### PROMPT
Omit all pictures and transcribe only the lines in the entries below that run from the line with "Clone this chart" through the line with "const categories = buildDates(startDate, dayCount);".

[Code that draws figures]
* * *
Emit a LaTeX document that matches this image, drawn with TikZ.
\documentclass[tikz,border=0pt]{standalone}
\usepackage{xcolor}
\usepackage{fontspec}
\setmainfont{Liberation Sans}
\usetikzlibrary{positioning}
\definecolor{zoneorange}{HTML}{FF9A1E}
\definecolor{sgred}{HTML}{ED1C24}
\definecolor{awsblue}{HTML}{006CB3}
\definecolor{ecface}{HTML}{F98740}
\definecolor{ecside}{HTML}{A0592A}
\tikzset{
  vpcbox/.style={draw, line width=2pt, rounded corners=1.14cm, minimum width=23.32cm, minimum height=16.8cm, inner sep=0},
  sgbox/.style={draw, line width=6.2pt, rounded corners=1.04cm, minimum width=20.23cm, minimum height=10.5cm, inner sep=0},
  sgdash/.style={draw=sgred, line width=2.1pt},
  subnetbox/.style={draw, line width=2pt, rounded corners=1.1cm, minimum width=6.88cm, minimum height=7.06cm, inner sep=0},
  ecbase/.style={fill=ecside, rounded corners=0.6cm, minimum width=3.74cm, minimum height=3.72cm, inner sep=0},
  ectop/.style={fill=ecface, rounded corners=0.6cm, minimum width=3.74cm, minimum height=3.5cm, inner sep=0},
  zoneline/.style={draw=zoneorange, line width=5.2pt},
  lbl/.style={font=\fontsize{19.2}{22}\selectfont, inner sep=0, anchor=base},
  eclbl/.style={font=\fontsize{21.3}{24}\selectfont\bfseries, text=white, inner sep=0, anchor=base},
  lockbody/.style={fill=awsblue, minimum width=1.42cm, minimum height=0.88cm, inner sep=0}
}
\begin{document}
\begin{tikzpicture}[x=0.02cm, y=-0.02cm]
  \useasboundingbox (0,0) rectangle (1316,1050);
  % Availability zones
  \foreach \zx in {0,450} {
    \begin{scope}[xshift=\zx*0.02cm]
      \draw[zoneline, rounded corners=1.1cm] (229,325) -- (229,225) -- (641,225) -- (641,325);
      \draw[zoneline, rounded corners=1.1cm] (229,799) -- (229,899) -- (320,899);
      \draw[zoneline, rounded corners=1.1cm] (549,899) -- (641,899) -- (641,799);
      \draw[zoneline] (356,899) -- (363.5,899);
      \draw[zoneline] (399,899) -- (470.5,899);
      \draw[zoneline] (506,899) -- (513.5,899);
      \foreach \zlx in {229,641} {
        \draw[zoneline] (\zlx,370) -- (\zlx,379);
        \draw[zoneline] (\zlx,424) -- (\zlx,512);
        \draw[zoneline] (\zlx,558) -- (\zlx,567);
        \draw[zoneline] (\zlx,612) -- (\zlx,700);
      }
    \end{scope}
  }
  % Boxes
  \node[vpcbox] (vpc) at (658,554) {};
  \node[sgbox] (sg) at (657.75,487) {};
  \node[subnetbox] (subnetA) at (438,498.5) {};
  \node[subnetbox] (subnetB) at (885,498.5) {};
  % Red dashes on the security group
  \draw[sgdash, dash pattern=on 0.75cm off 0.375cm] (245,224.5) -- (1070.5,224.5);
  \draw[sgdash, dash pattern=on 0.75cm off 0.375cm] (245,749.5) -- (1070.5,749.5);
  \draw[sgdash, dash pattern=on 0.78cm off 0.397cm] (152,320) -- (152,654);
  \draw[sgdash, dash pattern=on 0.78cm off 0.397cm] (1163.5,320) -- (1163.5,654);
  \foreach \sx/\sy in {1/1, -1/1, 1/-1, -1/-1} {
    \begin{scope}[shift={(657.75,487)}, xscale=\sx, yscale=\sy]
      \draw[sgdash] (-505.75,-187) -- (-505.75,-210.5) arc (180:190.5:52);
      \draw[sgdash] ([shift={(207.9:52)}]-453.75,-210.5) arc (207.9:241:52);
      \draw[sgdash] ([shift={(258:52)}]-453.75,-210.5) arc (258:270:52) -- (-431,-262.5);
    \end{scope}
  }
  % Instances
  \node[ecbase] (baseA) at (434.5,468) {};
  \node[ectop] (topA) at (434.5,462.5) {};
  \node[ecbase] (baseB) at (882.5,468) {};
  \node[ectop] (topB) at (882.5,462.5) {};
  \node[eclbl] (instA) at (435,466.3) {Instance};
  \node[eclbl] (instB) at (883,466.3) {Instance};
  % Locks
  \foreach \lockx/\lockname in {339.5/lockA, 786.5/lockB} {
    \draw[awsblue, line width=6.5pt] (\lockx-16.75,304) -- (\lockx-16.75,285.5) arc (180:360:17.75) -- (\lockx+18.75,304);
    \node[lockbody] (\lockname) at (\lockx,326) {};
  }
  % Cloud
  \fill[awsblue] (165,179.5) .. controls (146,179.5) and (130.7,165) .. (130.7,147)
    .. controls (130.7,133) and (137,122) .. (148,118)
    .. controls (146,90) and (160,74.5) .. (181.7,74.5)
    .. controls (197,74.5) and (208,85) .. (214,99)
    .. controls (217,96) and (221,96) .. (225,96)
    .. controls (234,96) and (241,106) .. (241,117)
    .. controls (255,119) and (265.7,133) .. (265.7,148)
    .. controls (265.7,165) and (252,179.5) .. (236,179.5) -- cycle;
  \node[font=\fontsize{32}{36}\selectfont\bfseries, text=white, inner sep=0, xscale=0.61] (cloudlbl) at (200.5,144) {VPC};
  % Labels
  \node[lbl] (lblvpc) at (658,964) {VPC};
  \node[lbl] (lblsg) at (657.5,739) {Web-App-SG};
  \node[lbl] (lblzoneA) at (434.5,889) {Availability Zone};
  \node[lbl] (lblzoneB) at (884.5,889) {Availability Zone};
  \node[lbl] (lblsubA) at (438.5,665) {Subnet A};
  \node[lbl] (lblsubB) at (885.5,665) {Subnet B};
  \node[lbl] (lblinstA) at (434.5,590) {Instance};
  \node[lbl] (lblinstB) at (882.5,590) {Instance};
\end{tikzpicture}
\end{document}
* * *
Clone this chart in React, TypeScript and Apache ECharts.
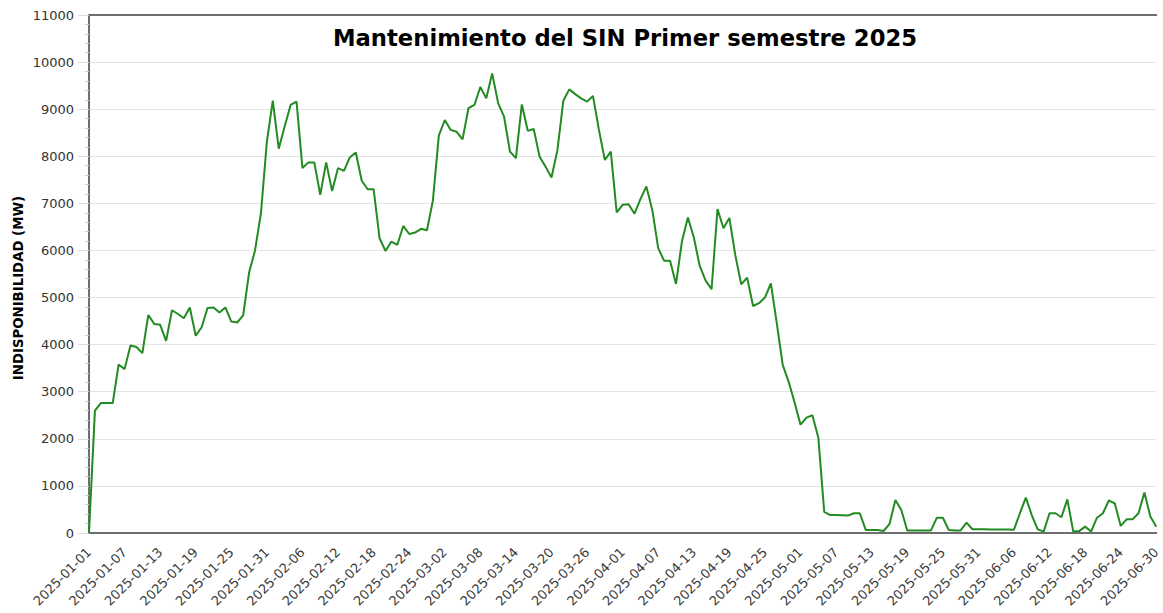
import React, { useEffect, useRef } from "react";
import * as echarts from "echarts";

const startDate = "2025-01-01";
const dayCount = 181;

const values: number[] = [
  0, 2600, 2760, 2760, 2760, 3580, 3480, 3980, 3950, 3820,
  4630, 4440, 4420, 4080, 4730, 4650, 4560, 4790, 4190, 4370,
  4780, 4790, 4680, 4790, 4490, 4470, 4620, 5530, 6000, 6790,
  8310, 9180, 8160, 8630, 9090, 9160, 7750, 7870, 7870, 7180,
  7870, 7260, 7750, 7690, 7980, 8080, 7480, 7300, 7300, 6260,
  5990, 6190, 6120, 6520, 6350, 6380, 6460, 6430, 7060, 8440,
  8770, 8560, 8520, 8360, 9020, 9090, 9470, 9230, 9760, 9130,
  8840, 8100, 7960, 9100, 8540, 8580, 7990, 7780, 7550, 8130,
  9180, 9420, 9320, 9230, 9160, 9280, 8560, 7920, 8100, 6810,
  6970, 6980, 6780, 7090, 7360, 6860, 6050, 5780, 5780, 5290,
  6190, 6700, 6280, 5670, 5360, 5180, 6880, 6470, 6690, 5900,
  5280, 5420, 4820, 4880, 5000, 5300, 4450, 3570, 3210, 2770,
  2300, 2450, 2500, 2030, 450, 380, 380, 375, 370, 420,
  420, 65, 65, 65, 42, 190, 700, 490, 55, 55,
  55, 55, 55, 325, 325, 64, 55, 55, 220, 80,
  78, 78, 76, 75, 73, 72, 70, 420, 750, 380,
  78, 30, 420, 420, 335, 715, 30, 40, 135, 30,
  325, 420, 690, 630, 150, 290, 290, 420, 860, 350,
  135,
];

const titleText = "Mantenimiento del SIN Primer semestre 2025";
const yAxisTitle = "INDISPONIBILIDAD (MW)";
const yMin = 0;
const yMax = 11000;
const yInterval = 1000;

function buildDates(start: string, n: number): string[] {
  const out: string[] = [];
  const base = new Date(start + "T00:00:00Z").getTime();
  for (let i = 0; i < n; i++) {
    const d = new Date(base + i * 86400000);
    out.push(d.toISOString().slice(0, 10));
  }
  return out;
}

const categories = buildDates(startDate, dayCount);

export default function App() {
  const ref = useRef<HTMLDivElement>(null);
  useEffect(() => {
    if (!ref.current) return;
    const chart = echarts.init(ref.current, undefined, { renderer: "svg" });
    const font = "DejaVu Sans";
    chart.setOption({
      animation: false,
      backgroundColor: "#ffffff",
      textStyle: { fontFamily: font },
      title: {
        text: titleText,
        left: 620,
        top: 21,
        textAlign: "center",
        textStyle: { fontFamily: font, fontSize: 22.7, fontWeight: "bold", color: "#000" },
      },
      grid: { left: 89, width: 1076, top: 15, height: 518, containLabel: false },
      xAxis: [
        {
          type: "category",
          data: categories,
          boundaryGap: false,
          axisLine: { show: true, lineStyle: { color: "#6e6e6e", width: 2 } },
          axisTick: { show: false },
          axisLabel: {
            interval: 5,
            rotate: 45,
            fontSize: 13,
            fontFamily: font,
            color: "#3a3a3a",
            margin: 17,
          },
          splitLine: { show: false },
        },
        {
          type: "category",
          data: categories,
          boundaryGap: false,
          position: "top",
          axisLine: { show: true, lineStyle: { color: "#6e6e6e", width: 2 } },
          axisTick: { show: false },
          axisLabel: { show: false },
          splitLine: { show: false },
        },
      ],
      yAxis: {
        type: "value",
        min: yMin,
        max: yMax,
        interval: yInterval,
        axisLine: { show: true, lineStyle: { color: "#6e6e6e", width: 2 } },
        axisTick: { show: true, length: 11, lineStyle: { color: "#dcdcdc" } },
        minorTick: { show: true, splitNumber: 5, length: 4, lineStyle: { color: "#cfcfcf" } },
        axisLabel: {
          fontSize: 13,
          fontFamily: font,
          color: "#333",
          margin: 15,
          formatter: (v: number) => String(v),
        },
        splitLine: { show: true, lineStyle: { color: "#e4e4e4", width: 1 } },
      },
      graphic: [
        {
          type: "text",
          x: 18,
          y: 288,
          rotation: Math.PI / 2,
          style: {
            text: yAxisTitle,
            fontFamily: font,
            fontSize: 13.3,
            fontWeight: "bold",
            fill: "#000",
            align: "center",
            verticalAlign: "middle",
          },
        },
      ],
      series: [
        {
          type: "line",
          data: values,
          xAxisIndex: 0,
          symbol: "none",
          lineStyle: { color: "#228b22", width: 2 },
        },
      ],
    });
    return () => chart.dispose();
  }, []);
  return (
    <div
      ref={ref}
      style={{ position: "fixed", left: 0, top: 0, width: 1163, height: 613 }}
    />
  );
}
* * *
### EXERCISE RESPONSE
Clone this chart in React, TypeScript and Apache ECharts.
import React, { useEffect, useRef } from "react";
import * as echarts from "echarts";

const startDate = "2025-01-01";
const dayCount = 181;

const values: number[] = [
  0, 2600, 2760, 2760, 2760, 3580, 3480, 3980, 3950, 3820,
  4630, 4440, 4420, 4080, 4730, 4650, 4560, 4790, 4190, 4370,
  4780, 4790, 4680, 4790, 4490, 4470, 4620, 5530, 6000, 6790,
  8310, 9180, 8160, 8630, 9090, 9160, 7750, 7870, 7870, 7180,
  7870, 7260, 7750, 7690, 7980, 8080, 7480, 7300, 7300, 6260,
  5990, 6190, 6120, 6520, 6350, 6380, 6460, 6430, 7060, 8440,
  8770, 8560, 8520, 8360, 9020, 9090, 9470, 9230, 9760, 9130,
  8840, 8100, 7960, 9100, 8540, 8580, 7990, 7780, 7550, 8130,
  9180, 9420, 9320, 9230, 9160, 9280, 8560, 7920, 8100, 6810,
  6970, 6980, 6780, 7090, 7360, 6860, 6050, 5780, 5780, 5290,
  6190, 6700, 6280, 5670, 5360, 5180, 6880, 6470, 6690, 5900,
  5280, 5420, 4820, 4880, 5000, 5300, 4450, 3570, 3210, 2770,
  2300, 2450, 2500, 2030, 450, 380, 380, 375, 370, 420,
  420, 65, 65, 65, 42, 190, 700, 490, 55, 55,
  55, 55, 55, 325, 325, 64, 55, 55, 220, 80,
  78, 78, 76, 75, 73, 72, 70, 420, 750, 380,
  78, 30, 420, 420, 335, 715, 30, 40, 135, 30,
  325, 420, 690, 630, 150, 290, 290, 420, 860, 350,
  135,
];

const titleText = "Mantenimiento del SIN Primer semestre 2025";
const yAxisTitle = "INDISPONIBILIDAD (MW)";
const yMin = 0;
const yMax = 11000;
const yInterval = 1000;

function buildDates(start: string, n: number): string[] {
  const out: string[] = [];
  const base = new Date(start + "T00:00:00Z").getTime();
  for (let i = 0; i < n; i++) {
    const d = new Date(base + i * 86400000);
    out.push(d.toISOString().slice(0, 10));
  }
  return out;
}

const categories = buildDates(startDate, dayCount);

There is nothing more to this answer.